Do you also collect related materials like impact glasses, breccias, melts, tektites, shocked fossils, native iron rocks etc?

Collecting impactites has, for me, become nearly as interesting as collecting meteorites. Derek Yoost, a prominent New Jersey collector, gave me my first piece of impact breccia. It was from Champagnac in France. At first I thought, "What's this ugly rock for?" Then in 1999 Dr. Roy Gallant -- who is also a regular writer for "Meteorite" -- invited me to join his international expedition to the Popigai crater in northern Siberia. The crater is about 40 million years old, so we weren't going to be finding any meteorites there. I was extremely enthusiastic both at the prospect of traveling with Roy, whom I admire very much, and visiting Russia which was the birthplace of my paternal grandparents. The mission was to collect and examine impact breccias, and that part was not so thrilling for me, but I jumped at the opportunity to go anyway. During that trip I traveled on thirteen airplanes, two helicopters, and three boats. We were airlifted across the Arctic Circle by a big rickety Mi-8 helicopter, and left to our own devices for nine days.

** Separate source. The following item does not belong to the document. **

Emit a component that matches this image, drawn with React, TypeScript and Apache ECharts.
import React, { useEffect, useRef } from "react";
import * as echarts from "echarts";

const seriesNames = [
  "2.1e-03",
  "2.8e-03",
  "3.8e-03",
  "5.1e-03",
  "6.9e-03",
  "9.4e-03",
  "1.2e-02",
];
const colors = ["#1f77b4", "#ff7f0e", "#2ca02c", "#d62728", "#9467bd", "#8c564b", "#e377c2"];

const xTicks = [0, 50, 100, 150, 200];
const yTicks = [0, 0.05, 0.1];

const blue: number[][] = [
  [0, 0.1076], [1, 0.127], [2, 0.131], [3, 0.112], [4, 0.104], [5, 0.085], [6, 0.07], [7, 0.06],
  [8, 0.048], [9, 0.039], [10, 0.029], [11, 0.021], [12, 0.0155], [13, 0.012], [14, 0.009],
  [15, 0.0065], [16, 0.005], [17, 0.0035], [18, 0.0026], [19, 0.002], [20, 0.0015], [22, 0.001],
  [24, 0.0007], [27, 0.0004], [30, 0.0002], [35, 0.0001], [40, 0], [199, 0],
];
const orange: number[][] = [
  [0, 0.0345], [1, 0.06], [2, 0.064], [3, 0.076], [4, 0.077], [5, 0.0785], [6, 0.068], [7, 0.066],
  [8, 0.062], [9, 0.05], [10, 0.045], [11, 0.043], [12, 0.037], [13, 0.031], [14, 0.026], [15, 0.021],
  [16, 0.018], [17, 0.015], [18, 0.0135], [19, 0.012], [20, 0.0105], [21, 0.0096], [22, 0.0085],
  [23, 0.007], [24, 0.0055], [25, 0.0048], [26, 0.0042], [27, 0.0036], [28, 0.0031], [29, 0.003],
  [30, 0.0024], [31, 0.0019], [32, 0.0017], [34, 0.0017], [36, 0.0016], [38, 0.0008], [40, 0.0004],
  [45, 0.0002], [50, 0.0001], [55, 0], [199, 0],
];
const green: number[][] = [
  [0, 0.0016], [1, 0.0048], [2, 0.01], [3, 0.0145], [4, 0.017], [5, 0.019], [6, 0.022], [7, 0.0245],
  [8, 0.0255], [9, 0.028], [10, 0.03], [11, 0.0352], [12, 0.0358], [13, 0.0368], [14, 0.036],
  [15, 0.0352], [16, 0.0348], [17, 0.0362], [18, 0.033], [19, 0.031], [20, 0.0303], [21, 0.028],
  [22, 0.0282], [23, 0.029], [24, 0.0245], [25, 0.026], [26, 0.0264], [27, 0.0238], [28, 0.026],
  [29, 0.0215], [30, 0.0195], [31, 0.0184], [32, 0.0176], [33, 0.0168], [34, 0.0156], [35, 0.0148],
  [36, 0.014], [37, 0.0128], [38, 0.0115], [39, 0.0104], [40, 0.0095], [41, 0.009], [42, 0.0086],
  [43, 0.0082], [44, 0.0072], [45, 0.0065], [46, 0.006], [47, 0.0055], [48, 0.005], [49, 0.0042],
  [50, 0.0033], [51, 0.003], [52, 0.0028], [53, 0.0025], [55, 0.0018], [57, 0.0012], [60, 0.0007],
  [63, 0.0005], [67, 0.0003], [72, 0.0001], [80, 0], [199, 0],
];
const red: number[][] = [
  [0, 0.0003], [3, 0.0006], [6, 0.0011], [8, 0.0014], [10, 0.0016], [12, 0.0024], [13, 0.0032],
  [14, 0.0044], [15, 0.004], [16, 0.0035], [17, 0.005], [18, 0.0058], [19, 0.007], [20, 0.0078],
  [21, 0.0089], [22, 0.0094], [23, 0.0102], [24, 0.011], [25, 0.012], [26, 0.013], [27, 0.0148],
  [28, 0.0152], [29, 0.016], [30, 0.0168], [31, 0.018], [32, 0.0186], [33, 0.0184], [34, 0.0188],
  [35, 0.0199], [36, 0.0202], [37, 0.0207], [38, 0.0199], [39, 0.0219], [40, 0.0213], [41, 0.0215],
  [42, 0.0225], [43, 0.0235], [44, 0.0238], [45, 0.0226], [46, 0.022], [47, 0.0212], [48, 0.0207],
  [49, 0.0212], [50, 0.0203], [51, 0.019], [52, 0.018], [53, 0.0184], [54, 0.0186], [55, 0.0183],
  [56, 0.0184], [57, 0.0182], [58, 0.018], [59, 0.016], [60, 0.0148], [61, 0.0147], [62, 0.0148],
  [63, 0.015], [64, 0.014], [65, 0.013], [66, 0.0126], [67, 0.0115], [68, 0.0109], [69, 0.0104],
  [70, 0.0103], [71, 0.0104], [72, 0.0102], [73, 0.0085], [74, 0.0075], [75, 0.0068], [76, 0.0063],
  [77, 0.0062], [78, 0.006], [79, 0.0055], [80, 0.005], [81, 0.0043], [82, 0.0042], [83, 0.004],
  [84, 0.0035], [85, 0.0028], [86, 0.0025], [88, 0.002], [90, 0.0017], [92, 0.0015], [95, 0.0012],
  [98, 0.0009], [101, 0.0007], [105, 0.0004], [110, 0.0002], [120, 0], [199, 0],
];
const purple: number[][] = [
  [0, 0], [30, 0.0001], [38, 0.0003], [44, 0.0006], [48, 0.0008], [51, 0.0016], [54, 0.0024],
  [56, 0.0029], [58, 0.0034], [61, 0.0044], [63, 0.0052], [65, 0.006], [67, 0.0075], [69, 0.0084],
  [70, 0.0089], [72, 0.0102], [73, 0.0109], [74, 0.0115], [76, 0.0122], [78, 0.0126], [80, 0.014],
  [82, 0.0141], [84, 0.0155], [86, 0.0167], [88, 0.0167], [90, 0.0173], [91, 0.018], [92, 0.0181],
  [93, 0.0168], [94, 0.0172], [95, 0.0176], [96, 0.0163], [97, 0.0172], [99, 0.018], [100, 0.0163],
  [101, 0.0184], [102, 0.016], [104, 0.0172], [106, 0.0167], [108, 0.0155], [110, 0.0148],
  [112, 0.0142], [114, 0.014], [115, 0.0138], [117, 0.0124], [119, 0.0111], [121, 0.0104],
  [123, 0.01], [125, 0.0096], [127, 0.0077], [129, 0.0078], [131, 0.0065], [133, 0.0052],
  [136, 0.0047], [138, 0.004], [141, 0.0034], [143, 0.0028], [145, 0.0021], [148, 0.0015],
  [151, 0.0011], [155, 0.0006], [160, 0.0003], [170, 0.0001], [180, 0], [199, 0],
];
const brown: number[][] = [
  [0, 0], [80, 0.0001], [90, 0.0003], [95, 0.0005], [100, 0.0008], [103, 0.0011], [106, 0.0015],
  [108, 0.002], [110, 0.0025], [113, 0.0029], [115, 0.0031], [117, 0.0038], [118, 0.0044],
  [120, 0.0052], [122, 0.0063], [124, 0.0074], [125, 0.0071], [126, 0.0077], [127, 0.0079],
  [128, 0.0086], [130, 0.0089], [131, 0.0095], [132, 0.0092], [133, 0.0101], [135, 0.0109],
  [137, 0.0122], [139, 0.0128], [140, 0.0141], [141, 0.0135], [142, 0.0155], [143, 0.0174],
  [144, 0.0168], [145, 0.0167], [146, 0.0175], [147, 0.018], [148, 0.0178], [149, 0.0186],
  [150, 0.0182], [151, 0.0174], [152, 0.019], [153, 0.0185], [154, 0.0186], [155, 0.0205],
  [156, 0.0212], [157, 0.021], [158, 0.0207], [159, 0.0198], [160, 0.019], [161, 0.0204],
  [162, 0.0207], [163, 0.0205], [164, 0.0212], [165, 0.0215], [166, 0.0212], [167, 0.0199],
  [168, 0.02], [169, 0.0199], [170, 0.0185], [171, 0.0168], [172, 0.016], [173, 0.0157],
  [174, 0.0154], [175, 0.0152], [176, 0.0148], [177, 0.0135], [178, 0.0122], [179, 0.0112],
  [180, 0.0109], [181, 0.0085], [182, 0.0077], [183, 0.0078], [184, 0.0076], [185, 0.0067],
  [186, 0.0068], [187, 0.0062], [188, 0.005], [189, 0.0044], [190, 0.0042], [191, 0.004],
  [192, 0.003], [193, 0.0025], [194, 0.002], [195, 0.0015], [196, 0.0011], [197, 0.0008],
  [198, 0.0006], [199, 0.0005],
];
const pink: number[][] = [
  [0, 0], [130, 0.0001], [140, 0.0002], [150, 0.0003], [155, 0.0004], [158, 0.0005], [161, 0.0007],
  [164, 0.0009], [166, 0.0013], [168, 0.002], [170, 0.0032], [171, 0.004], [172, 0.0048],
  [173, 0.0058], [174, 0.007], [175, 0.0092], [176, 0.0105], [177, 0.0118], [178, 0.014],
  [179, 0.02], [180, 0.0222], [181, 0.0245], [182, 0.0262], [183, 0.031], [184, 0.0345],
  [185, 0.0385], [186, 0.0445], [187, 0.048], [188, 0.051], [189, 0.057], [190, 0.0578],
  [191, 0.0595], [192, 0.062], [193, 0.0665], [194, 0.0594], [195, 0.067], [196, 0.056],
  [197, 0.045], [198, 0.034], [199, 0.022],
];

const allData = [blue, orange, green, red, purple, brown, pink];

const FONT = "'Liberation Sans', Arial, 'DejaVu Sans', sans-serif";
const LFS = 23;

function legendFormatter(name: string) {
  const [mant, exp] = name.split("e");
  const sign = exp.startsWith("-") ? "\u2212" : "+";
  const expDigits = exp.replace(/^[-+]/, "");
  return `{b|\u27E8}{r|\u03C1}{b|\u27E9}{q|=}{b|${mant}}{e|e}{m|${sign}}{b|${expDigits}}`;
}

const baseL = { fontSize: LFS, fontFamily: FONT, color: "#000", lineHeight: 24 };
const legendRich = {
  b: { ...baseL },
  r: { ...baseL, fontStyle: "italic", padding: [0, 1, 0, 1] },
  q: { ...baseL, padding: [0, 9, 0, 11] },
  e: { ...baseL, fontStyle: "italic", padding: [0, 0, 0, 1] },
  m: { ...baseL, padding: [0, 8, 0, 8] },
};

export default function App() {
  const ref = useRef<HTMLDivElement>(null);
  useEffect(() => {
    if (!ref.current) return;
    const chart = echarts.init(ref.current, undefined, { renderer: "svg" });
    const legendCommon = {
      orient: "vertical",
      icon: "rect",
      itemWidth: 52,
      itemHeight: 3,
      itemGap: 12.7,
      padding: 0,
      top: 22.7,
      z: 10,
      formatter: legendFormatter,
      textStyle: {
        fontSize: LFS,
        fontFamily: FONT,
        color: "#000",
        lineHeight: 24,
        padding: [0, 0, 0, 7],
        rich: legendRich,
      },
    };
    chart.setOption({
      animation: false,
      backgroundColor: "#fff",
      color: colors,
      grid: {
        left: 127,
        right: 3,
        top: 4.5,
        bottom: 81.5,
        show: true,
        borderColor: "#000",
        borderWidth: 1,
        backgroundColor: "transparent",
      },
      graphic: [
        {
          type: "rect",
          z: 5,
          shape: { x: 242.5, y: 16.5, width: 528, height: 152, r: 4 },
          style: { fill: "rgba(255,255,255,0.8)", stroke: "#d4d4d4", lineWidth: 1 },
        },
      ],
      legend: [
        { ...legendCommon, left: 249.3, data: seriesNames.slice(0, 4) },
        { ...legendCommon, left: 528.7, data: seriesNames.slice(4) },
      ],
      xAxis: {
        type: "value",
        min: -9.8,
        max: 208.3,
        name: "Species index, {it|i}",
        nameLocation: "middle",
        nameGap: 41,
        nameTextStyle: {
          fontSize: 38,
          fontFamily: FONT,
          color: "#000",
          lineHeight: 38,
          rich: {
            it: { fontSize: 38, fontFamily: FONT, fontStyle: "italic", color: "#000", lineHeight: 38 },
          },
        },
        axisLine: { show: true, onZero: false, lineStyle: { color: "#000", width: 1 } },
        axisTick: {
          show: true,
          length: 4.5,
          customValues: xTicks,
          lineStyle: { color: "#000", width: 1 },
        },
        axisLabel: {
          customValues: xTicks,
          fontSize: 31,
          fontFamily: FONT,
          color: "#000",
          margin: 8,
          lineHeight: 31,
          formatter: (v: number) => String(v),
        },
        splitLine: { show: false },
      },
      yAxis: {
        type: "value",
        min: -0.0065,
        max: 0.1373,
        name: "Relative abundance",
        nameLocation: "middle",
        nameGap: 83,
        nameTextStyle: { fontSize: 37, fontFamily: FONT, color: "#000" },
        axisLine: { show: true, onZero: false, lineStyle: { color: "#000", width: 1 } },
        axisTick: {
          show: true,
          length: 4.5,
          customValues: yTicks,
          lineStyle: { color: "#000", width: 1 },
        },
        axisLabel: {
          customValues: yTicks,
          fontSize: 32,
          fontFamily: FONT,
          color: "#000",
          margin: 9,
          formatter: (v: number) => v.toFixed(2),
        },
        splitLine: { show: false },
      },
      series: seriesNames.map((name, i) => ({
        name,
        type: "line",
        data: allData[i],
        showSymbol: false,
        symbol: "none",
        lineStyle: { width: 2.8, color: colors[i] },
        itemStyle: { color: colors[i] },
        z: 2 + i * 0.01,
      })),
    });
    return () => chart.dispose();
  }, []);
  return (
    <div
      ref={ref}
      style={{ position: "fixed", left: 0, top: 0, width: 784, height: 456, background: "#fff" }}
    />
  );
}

We had a shotgun in case of bears and wolves; boats and tents and a potbellied stove; a somewhat dodgy radio; and plenty of potatoes, vodka, and rock hammers.

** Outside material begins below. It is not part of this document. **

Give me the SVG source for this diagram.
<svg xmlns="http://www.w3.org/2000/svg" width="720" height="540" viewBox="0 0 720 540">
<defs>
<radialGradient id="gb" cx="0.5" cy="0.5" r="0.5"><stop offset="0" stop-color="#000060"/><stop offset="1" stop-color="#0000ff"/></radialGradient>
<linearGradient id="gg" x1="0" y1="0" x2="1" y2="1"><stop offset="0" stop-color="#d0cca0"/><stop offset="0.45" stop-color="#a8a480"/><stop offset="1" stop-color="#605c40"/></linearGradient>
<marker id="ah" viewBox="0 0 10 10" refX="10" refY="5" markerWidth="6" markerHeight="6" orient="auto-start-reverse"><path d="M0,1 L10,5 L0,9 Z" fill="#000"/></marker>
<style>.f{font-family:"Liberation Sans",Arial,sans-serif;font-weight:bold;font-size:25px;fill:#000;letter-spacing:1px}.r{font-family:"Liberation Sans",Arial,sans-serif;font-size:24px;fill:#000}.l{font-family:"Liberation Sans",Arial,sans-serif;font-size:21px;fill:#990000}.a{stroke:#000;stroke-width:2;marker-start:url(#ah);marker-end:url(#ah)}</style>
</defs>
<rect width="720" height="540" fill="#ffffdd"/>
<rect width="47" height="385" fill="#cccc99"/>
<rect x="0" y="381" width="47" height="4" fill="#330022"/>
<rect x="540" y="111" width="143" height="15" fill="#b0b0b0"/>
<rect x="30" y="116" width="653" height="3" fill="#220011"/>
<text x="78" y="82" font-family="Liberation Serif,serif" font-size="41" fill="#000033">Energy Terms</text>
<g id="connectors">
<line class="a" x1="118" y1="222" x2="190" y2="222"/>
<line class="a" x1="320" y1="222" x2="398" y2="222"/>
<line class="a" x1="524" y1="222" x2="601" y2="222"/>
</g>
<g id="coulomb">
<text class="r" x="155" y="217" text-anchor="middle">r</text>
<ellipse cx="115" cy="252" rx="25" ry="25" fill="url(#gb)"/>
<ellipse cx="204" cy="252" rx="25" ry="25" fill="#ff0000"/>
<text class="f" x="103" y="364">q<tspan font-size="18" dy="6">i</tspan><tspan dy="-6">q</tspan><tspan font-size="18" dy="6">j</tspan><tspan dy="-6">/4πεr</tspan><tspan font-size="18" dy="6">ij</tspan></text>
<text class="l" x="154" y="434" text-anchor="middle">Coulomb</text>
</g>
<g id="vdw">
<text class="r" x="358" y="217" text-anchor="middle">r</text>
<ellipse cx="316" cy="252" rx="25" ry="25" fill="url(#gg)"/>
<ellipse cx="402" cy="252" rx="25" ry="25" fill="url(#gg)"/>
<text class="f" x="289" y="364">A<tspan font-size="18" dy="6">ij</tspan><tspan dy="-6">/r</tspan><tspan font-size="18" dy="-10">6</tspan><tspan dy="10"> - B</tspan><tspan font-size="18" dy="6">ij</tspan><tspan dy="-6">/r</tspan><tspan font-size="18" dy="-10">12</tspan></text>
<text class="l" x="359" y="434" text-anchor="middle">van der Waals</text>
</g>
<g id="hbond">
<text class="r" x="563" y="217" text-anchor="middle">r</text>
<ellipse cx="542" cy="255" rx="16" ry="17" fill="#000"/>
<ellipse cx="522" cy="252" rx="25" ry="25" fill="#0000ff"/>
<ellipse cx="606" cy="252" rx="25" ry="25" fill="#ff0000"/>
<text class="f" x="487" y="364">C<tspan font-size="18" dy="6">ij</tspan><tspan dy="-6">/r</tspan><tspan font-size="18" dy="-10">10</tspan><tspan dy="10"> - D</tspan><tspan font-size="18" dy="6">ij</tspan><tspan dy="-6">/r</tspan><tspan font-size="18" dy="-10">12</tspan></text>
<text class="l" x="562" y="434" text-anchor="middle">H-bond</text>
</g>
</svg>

When I saw chunks of this multi-colored breccia that had been pummeled by some massive and long-vanished meteorite, up there at the edge of the world, I found it beautiful and fascinating. I brought back as much as I could (which was not much due to strict Aeroflot baggage regulations), and since it's virtually impossible acquire this material, it was very attractive to other collectors. As a result, I've traded with enthusiasts and a couple of institutions and increased my collection substantially. I've also twice visited the 370 million-year-old Alamo Breccia site in Nevada, and collected some fine samples from there. The Alamo event was a wet impact in a shallow sea, and some breccia samples contain coral and other fossils, so there I get something for both my meteorite and fossil collections at the same time. Fantastic! I wrote an article about Alamo for the February 2002 issue of "Meteorite," and Matt Morgan of Mile High Meteorites is doing his Master's thesis on it.




Do you prepare any of your own specimens? (cut, polish, etch, etc.)

I'm lucky enough to have three pals -- Geoff Cintron, Allan Lang, and Derek Yoost -- who are all highly skilled at cutting and preparation. I've learned from them and have prepared some of my breccia specimens. But, when it comes to expensive meteorites, I'd rather leave the delicate task of cutting and polishing to the experts.